Agomoh, I., Zvomuya, F., Hao, X., College, L. (2018). Modeling barley yield in a dark brown chernozem after discontinuation of long-term manure application, 82(2), 392-402.


© Soil Science Society of America, 5585 Guilford Rd., Madison WI 53711 USA. All Rights reserved. Fertilizer application on soils that have received long-term manure application is often not necessary and typically not advised for environmental reasons. Soil properties at the discontinuation of manure application may assist in modeling crop yield trends on such soils in subsequent years. The data used in this study were from a long-term field experiment initiated in 1973 at the Agriculture and Agri-Food Canada Research and Development Centre in Lethbridge, Alberta.
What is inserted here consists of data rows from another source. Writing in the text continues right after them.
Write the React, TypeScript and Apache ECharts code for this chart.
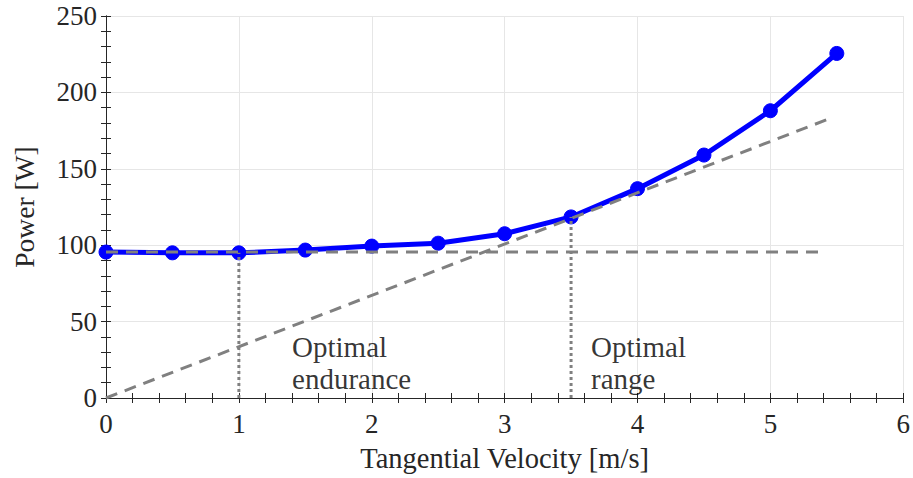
import React, { useEffect, useRef } from "react";
import * as echarts from "echarts";

const velocity = [0, 0.5, 1, 1.5, 2, 2.5, 3, 3.5, 4, 4.5, 5, 5.5];
const power = [95.5, 95, 95, 96.8, 99.4, 101.3, 107.5, 118.5, 137, 159, 188, 225.5];
const hoverLine = [[0, 95.5], [5.4, 95.5]];
const tangentLine = [[0, 0], [5.45, 183]];
const enduranceLine = [[1, 0], [1, 95]];
const rangeLine = [[3.5, 0], [3.5, 118.5]];
const annotations = [
  { pos: [1.4, 23], text: "Optimal\nendurance" },
  { pos: [3.65, 23], text: "Optimal\nrange" },
];

const FONT = "Liberation Serif";
const AXIS_COLOR = "#262626";

export default function App() {
  const ref = useRef<HTMLDivElement>(null);
  useEffect(() => {
    const chart = echarts.init(ref.current!, null, { renderer: "svg" });
    const axisCommon = {
      axisLine: { show: true, lineStyle: { color: AXIS_COLOR, width: 1 } },
      axisTick: { show: true, inside: true, length: 5, lineStyle: { color: AXIS_COLOR } },
      minorTick: { show: true, splitNumber: 5, length: 5, lineStyle: { color: AXIS_COLOR } },
    };
    chart.setOption({
      animation: false,
      backgroundColor: "#ffffff",
      grid: { left: 106, right: 9, top: 16, bottom: 77, containLabel: false },
      xAxis: [
        {
          type: "value",
          min: 0,
          max: 6,
          interval: 1,
          name: "Tangential Velocity [m/s]",
          nameLocation: "middle",
          nameGap: 46,
          nameTextStyle: { fontFamily: FONT, fontSize: 28.5, color: "#262626" },
          axisLabel: { fontFamily: FONT, fontSize: 27, color: "#262626", margin: 12 },
          splitLine: { show: true, lineStyle: { color: "#e6e6e6" } },
          ...axisCommon,
        },
        {
          type: "value",
          position: "top",
          min: 0,
          max: 6,
          interval: 1,
          axisLabel: { show: false },
          splitLine: { show: false },
          ...axisCommon,
        },
      ],
      yAxis: [
        {
          type: "value",
          min: 0,
          max: 250,
          interval: 50,
          name: "Power [W]",
          nameLocation: "middle",
          nameGap: 68,
          nameTextStyle: { fontFamily: FONT, fontSize: 27.5, color: "#262626" },
          axisLabel: { fontFamily: FONT, fontSize: 27, color: "#262626", margin: 9 },
          splitLine: { show: true, lineStyle: { color: "#e6e6e6" } },
          ...axisCommon,
        },
        {
          type: "value",
          position: "right",
          min: 0,
          max: 250,
          interval: 50,
          axisLabel: { show: false },
          splitLine: { show: false },
          ...axisCommon,
        },
      ],
      series: [
        {
          type: "line",
          data: velocity.map((v, i) => [v, power[i]]),
          lineStyle: { color: "#0000ff", width: 5 },
          itemStyle: { color: "#0000ff", borderColor: "#0000ff", borderWidth: 1 },
          symbol: "circle",
          symbolSize: 14,
          showSymbol: true,
          z: 2,
        },
        {
          type: "line",
          data: hoverLine,
          showSymbol: false,
          symbol: "none",
          lineStyle: { color: "#808080", width: 3, type: [12, 8] },
          z: 3,
        },
        {
          type: "line",
          data: tangentLine,
          showSymbol: false,
          symbol: "none",
          lineStyle: { color: "#808080", width: 3, type: [12, 8] },
          z: 3,
        },
        {
          type: "line",
          data: enduranceLine,
          showSymbol: false,
          symbol: "none",
          lineStyle: { color: "#808080", width: 3, type: [3, 3] },
          z: 3,
        },
        {
          type: "line",
          data: rangeLine,
          showSymbol: false,
          symbol: "none",
          lineStyle: { color: "#808080", width: 3, type: [3, 3] },
          z: 3,
        },
        {
          type: "scatter",
          data: annotations.map((a) => ({ value: a.pos, text: a.text })),
          symbolSize: 0,
          silent: true,
          label: {
            show: true,
            position: "right",
            distance: 0,
            formatter: (p: any) => p.data.text,
            fontFamily: FONT,
            fontSize: 29,
            lineHeight: 32,
            color: "#000000",
            align: "left",
          },
          z: 4,
        },
      ],
    });
    return () => chart.dispose();
  }, []);
  return (
    <div
      ref={ref}
      style={{ position: "fixed", left: 0, top: 0, width: 913, height: 478 }}
    />
  );
}
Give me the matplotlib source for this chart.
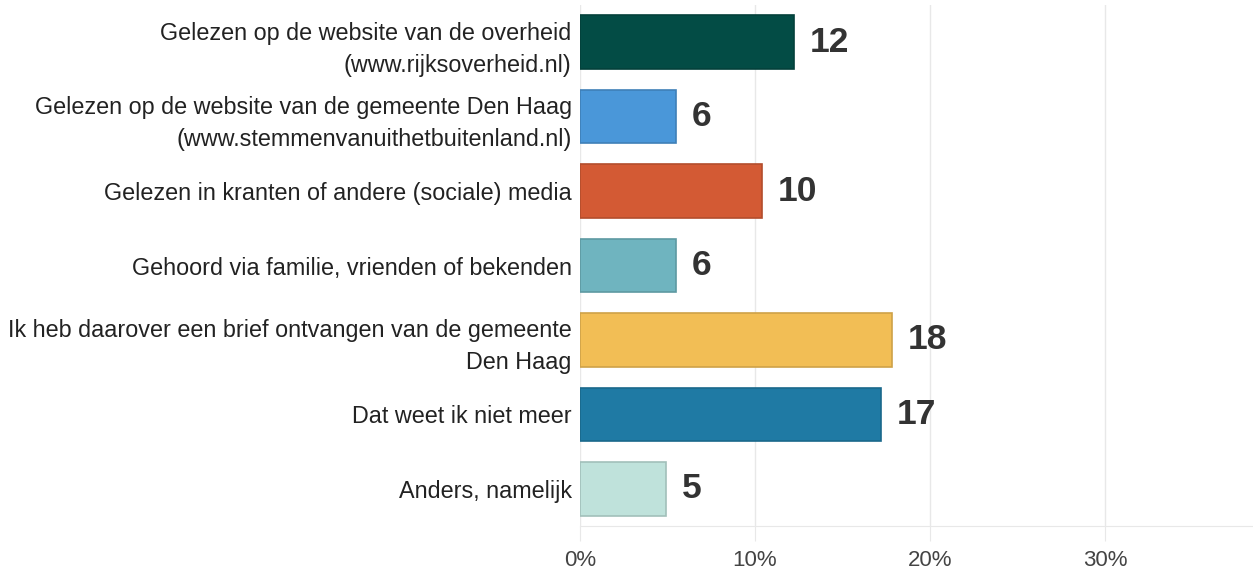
import matplotlib
matplotlib.use("Agg")
import matplotlib.pyplot as plt
import matplotlib.colors as mcolors

categories = [
    "Gelezen op de website van de overheid\n(www.rijksoverheid.nl)",
    "Gelezen op de website van de gemeente Den Haag\n(www.stemmenvanuithetbuitenland.nl)",
    "Gelezen in kranten of andere (sociale) media",
    "Gehoord via familie, vrienden of bekenden",
    "Ik heb daarover een brief ontvangen van de gemeente\nDen Haag",
    "Dat weet ik niet meer",
    "Anders, namelijk",
]
percentages = [12.2, 5.5, 10.4, 5.5, 17.8, 17.2, 4.9]
value_labels = ["12", "6", "10", "6", "18", "17", "5"]
colors = ["#034C45", "#4A97D9", "#D35A34", "#6FB4BF", "#F2BE55", "#1F7AA4", "#BFE2DB"]
xticks = [0, 10, 20, 30]
xtick_labels = ["0%", "10%", "20%", "30%"]

plt.rcParams['font.family'] = ['Liberation Sans', 'DejaVu Sans']

W, H = 1253, 573
fig = plt.figure(figsize=(W / 100, H / 100), dpi=100)
ax = fig.add_axes([580 / W, 1 - 526 / H, (1253 - 580) / W, (526 - 5) / H])

n = len(categories)
ypos = list(range(n))

def darker(c, f=0.85):
    r, g, b = mcolors.to_rgb(c)
    return (r * f, g * f, b * f)

edge = [darker(c) for c in colors]
ax.barh(ypos, percentages, height=0.72, color=colors, edgecolor=edge, linewidth=1.2, zorder=3)

for y, v, lab in zip(ypos, percentages, value_labels):
    ax.text(v + 0.9, y, lab, va="center", ha="left", fontsize=25.5, fontweight="bold",
            color="#333333", zorder=4)

ax.set_xlim(0, 38.45)
ax.set_ylim(n - 0.5, -0.5)
ax.set_yticks(ypos)
ax.set_yticklabels(categories, fontsize=16.8, color="#222222", linespacing=1.5)
ax.set_xticks(xticks)
ax.set_xticklabels(xtick_labels, fontsize=16, color="#444444")

ax.grid(axis="x", color="#E8E8E8", linewidth=1, zorder=0)
ax.tick_params(axis="y", length=0, pad=6)
ax.tick_params(axis="x", length=11, color="#E8E8E8", pad=6)
for s in ["top", "right", "left"]:
    ax.spines[s].set_visible(False)
ax.spines["bottom"].set_color("#E8E8E8")

fig.savefig("out.png", dpi=100, facecolor="white")
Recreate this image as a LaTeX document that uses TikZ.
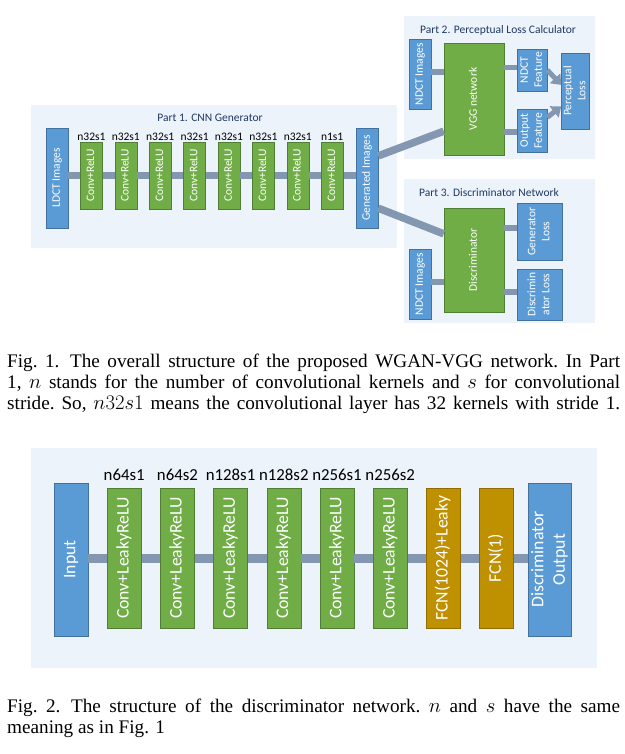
\documentclass[tikz,border=0pt]{standalone}
\usepackage{fontspec,graphicx}
\setmainfont{Liberation Serif}
\newfontfamily\calibri{Carlito}
\usetikzlibrary{arrows.meta,calc}
\definecolor{boxblue}{RGB}{91,155,213}
\definecolor{blueline}{RGB}{65,113,156}
\definecolor{boxgreen}{RGB}{112,173,71}
\definecolor{greenline}{RGB}{80,126,50}
\definecolor{boxgold}{RGB}{191,144,0}
\definecolor{goldline}{RGB}{143,107,0}
\definecolor{panelbg}{RGB}{236,243,250}
\definecolor{linkgray}{RGB}{132,151,176}
\definecolor{titleblue}{RGB}{31,56,100}
\tikzstyle{blk}=[rectangle,inner sep=0,text=white,line width=0.6pt]
\tikzstyle{bluebox}=[blk,fill=boxblue,draw=blueline]
\tikzstyle{greenbox}=[blk,fill=boxgreen,draw=greenline]
\tikzstyle{goldbox}=[blk,fill=boxgold,draw=goldline]
\tikzstyle{small}=[font=\calibri\fontsize{11.5}{14}\selectfont]
\tikzstyle{large}=[font=\calibri\fontsize{17.7}{21.5}\selectfont]
\tikzstyle{parttitle}=[font=\calibri\fontsize{11.5}{14}\selectfont,text=titleblue,inner sep=0]
\tikzstyle{link}=[linkgray,line width=6pt]
\tikzstyle{fatarrow}=[linkgray,line width=5pt,-{Triangle[length=9pt,width=14pt]}]
\tikzstyle{caption}=[anchor=base west,inner sep=0,font=\fontsize{19.2}{21}\selectfont]
\newcommand{\vtext}[1]{\rotatebox{90}{\begin{tabular}{@{}c@{}}#1\end{tabular}}}
\newcommand{\capline}[1]{\makebox[613pt][s]{\frenchspacing#1}}

\begin{document}
\begin{tikzpicture}[x=1pt,y=-1pt]
\useasboundingbox (0,0) rectangle (624,754);

\fill[panelbg] (31,105) rectangle (397,248);
\fill[panelbg] (404,16) rectangle (595,159);
\fill[panelbg] (404,179) rectangle (595,323);
\fill[panelbg] (31,448) rectangle (597,668);

\node[parttitle] (title1) at (210,118) {Part 1. CNN Generator};
\node[parttitle] (title2) at (498,30) {Part 2. Perceptual Loss Calculator};
\node[parttitle] (title3) at (489,193) {Part 3. Discriminator Network};

\node[bluebox,small,minimum width=22pt,minimum height=100pt] (ldct) at (57,178) {\vtext{LDCT Images}};
\foreach \i/\lab in {1/n32s1,2/n32s1,3/n32s1,4/n32s1,5/n32s1,6/n32s1,7/n32s1,8/n1s1}{
	\node[greenbox,small,minimum width=22pt,minimum height=67pt] (c\i) at (57+34.4*\i,175.5) {\vtext{Conv+ReLU}};
	\node[small,inner sep=0] (l\i) at (57+34.4*\i,137) {\lab};
}
\node[bluebox,small,minimum width=22pt,minimum height=100pt] (gen) at (367,178) {\vtext{Generated Images}};
\draw[link] (ldct.east |- c1) -- (c1.west);
\foreach \i [count=\j from 2] in {1,...,7}{
	\draw[link] (c\i) -- (c\j);}
\draw[link] (c8.east) -- (gen.west |- c8);

\node[bluebox,small,minimum width=22pt,minimum height=70pt] (ndct2) at (420,74) {\vtext{NDCT Images}};
\node[greenbox,small,minimum width=60pt,minimum height=112pt] (vgg) at (474,99) {\vtext{VGG network}};
\node[bluebox,small,minimum width=30pt,minimum height=42pt] (nfeat) at (532,70) {\vtext{NDCT\\Feature}};
\node[bluebox,small,minimum width=30pt,minimum height=43pt] (ofeat) at (532,130.5) {\vtext{Output\\Feature}};
\node[bluebox,small,minimum width=23pt,minimum height=76pt] (ploss) at (575.5,91) {\vtext{Perceptual\\Loss}};
\draw[link] (ndct2.east |- 0,72) -- (vgg.west |- 0,72);
\draw[link,line width=5pt] (vgg.east |- 0,68) -- (nfeat.west |- 0,68);
\draw[link] (vgg.east |- 0,132) -- (ofeat.west |- 0,132);
\draw[fatarrow] (nfeat.east) -- ($(ploss.north west)!0.42!(ploss.south west)$);
\draw[fatarrow] ($(ofeat.north east)!0.2!(ofeat.south east)$) -- ($(ploss.north west)!0.7!(ploss.south west)$);

\node[greenbox,small,minimum width=60pt,minimum height=104pt] (disc) at (474,260) {\vtext{Discriminator}};
\node[bluebox,small,minimum width=22pt,minimum height=70pt] (ndct3) at (420,284) {\vtext{NDCT Images}};
\node[bluebox,small,minimum width=45pt,minimum height=57pt] (gloss) at (539.5,231.5) {\vtext{Generator\\Loss}};
\node[bluebox,small,minimum width=45pt,minimum height=51pt] (dloss) at (539.5,294.5) {\vtext{Discrimin\\ator Loss}};
\draw[link] (ndct3.east |- 0,282) -- (disc.west |- 0,282);
\draw[link] (disc.east |- 0,228) -- (gloss.west |- 0,228);
\draw[link] (disc.east |- 0,292) -- (dloss.west |- 0,292);

\draw[link,line width=7.5pt] ($(gen.north east)!0.28!(gen.south east)$) -- ($(vgg.north west)!0.786!(vgg.south west)$);
\draw[link,line width=7.5pt] ($(gen.north east)!0.8!(gen.south east)$) -- ($(disc.north west)!0.25!(disc.south west)$);

\node[caption] (cap1a) at (7,367) {\capline{Fig. 1.\hspace{0.55em}The overall structure of the proposed WGAN-VGG network. In Part}};
\node[caption] (cap1b) at (7,388) {\capline{1, $n$ stands for the number of convolutional kernels and $s$ for convolutional}};
\node[caption] (cap1c) at (7,409) {\capline{stride. So, $n32s1$ means the convolutional layer has 32 kernels with stride 1.}};

\node[bluebox,large,minimum width=34pt,minimum height=153pt] (input) at (71,559.5) {\vtext{Input}};
\foreach \i/\lab in {1/n64s1,2/n64s2,3/n128s1,4/n128s2,5/n256s1,6/n256s2}{
	\node[greenbox,large,minimum width=34pt,minimum height=140pt] (d\i) at (71+53.2*\i,558) {\vtext{Conv+LeakyReLU}};
	\node[font=\calibri\fontsize{16.8}{20}\selectfont,inner sep=0] (m\i) at (71+53.2*\i,475) {\lab};
}
\node[goldbox,large,minimum width=34pt,minimum height=140pt] (d7) at (443.4,558) {\vtext{FCN(1024)+Leaky}};
\node[goldbox,large,minimum width=34pt,minimum height=140pt] (d8) at (496.6,558) {\vtext{FCN(1)}};
\node[bluebox,large,minimum width=34pt,minimum height=153pt] (dout) at (549.8,559.5) {\vtext{Discriminator\\Output}};
\draw[link,line width=9pt] (input.east |- d1) -- (d1.west);
\foreach \i [count=\j from 2] in {1,...,7}{
	\draw[link,line width=9pt] (d\i) -- (d\j);}
\draw[link,line width=9pt] (d8.east) -- (dout.west |- d8);

\node[caption] (cap2a) at (7,712) {\capline{Fig. 2.\hspace{0.55em}The structure of the discriminator network. $n$ and $s$ have the same}};
\node[caption] (cap2b) at (7,733) {meaning as in Fig. 1};
\end{tikzpicture}
\end{document}
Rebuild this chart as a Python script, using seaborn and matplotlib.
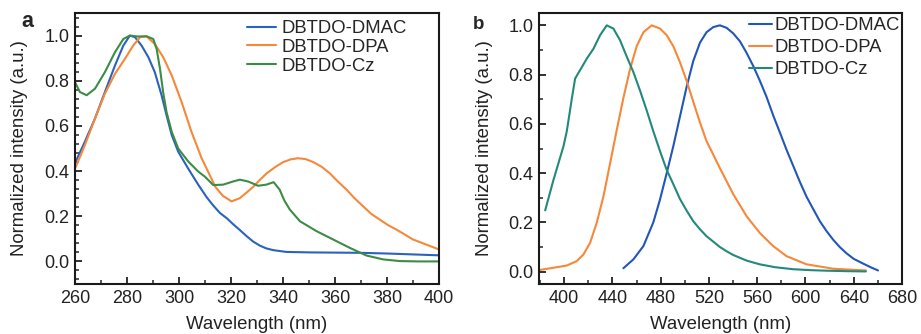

Soil and plant samples were collected annually from 1973 through 2010 from irrigated plots that were cropped to barley (Hordeum vulgare L.) every year. Soil properties measured at the start of the experiment in 1973 were used to model yield in the control plots while soil properties measured at the end of annual manure applications in 2003 were used as predictors in partial least squares (PLS) regressions to model barley yield in subsequent years in plots in which manure application was discontinued. Soil total N, organic carbon, P, and NO3-N concentrations were the most important soil properties for modeling annual barley grain yield in manured soils using PLS regression. Our results indicate that initial measured soil properties can be a useful tool in modeling yearly crop yield. During the 7 yr following discontinuation of manure application, there was no evidence of convergence in grain yield among amendment treatments, reflecting that the soil nutrient levels were above agronomic thresholds for optimum yields. Long-term monitoring of yield will assist in the development of models for predicting when nutrient application will become necessary.